The third is poor metric design. If definitions vary between teams, confidence drops quickly. A KPI must be consistent, clearly defined, and tied to a trusted data source. Otherwise, meetings shift from decision-making to arguing about whose number is right.
The fourth is ignoring context. A KPI without trend, target, or benchmark is hard to interpret. A 92 per cent completion rate may be excellent in one environment and unacceptable in another. Dashboards need enough context to support judgement, not just display numbers.
How to build a KPI dashboard that people actually use
Start with decisions, not visuals. Before choosing charts or colours, ask what the audience needs to know each day, week, or month. That keeps the dashboard tied to action.
From there, narrow the KPI set aggressively. A practical rule is to keep the primary dashboard to the measures that show performance, risk, and bottlenecks at a glance. Supporting detail can sit behind the main view, but the first screen should stay clean.
It also helps to connect KPIs across the workflow. If order volume rises, can the dashboard also show fulfilment speed, exception rate, and cost impact? That kind of linked visibility is where business intelligence becomes operationally useful. It moves reporting from passive observation to active management.

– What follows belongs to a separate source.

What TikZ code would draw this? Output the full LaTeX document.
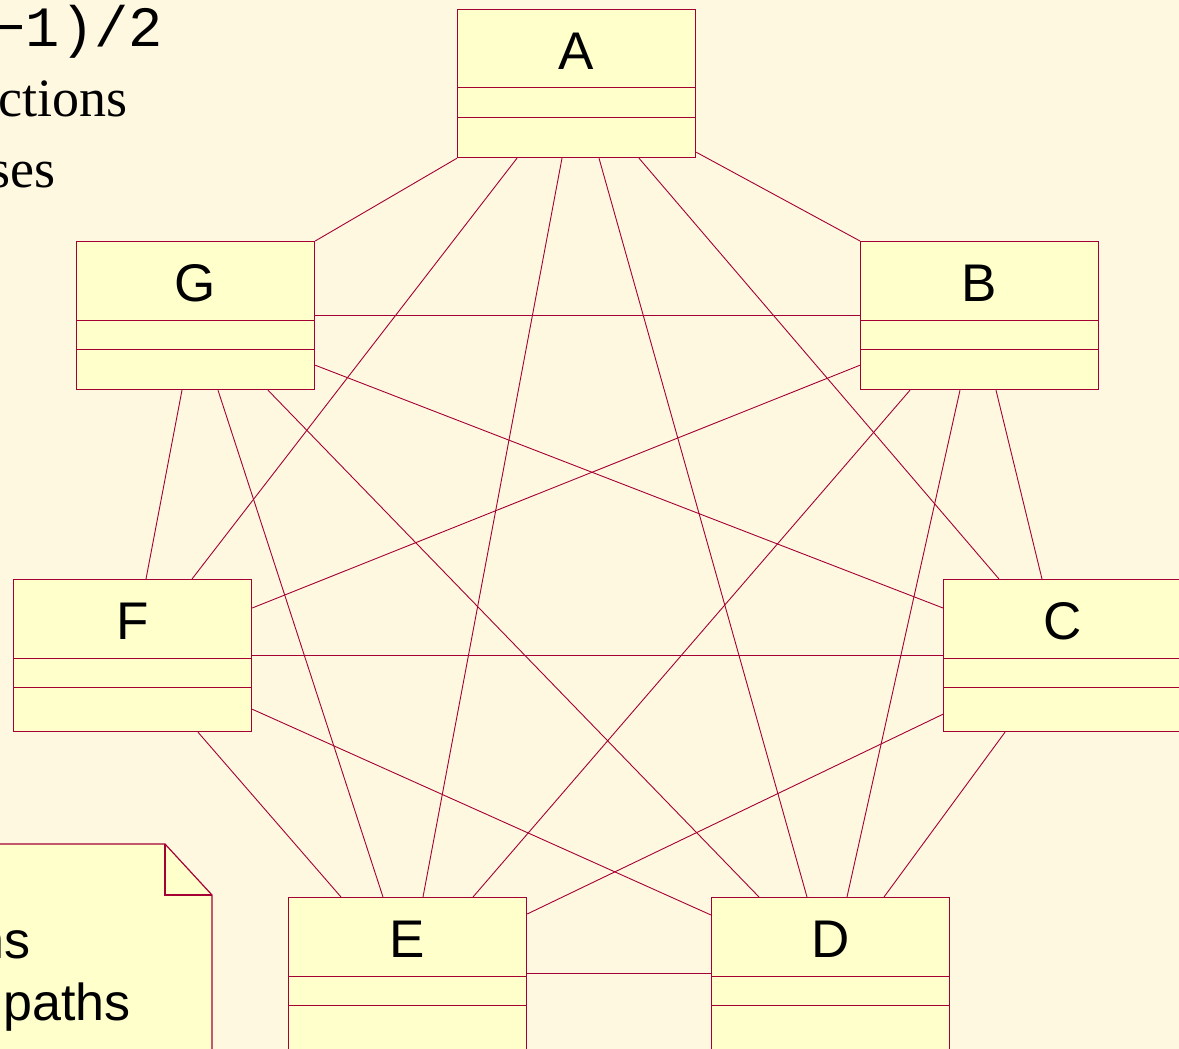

For many organisations, the real challenge is not choosing the metric. It is pulling reliable data from fragmented systems and presenting it in a way the business trusts. That is where practical dashboard design and process knowledge matter just as much as the reporting tool itself. A well-built Power BI dashboard, for example, only creates value when the KPI logic is aligned to how the business actually runs.
The strongest dashboards are not the most detailed. They are the clearest. If your reporting helps leaders spot friction early, measure the impact of improvement, and make faster decisions with less debate, it is doing its job. Start there, keep refining, and let every KPI earn its place.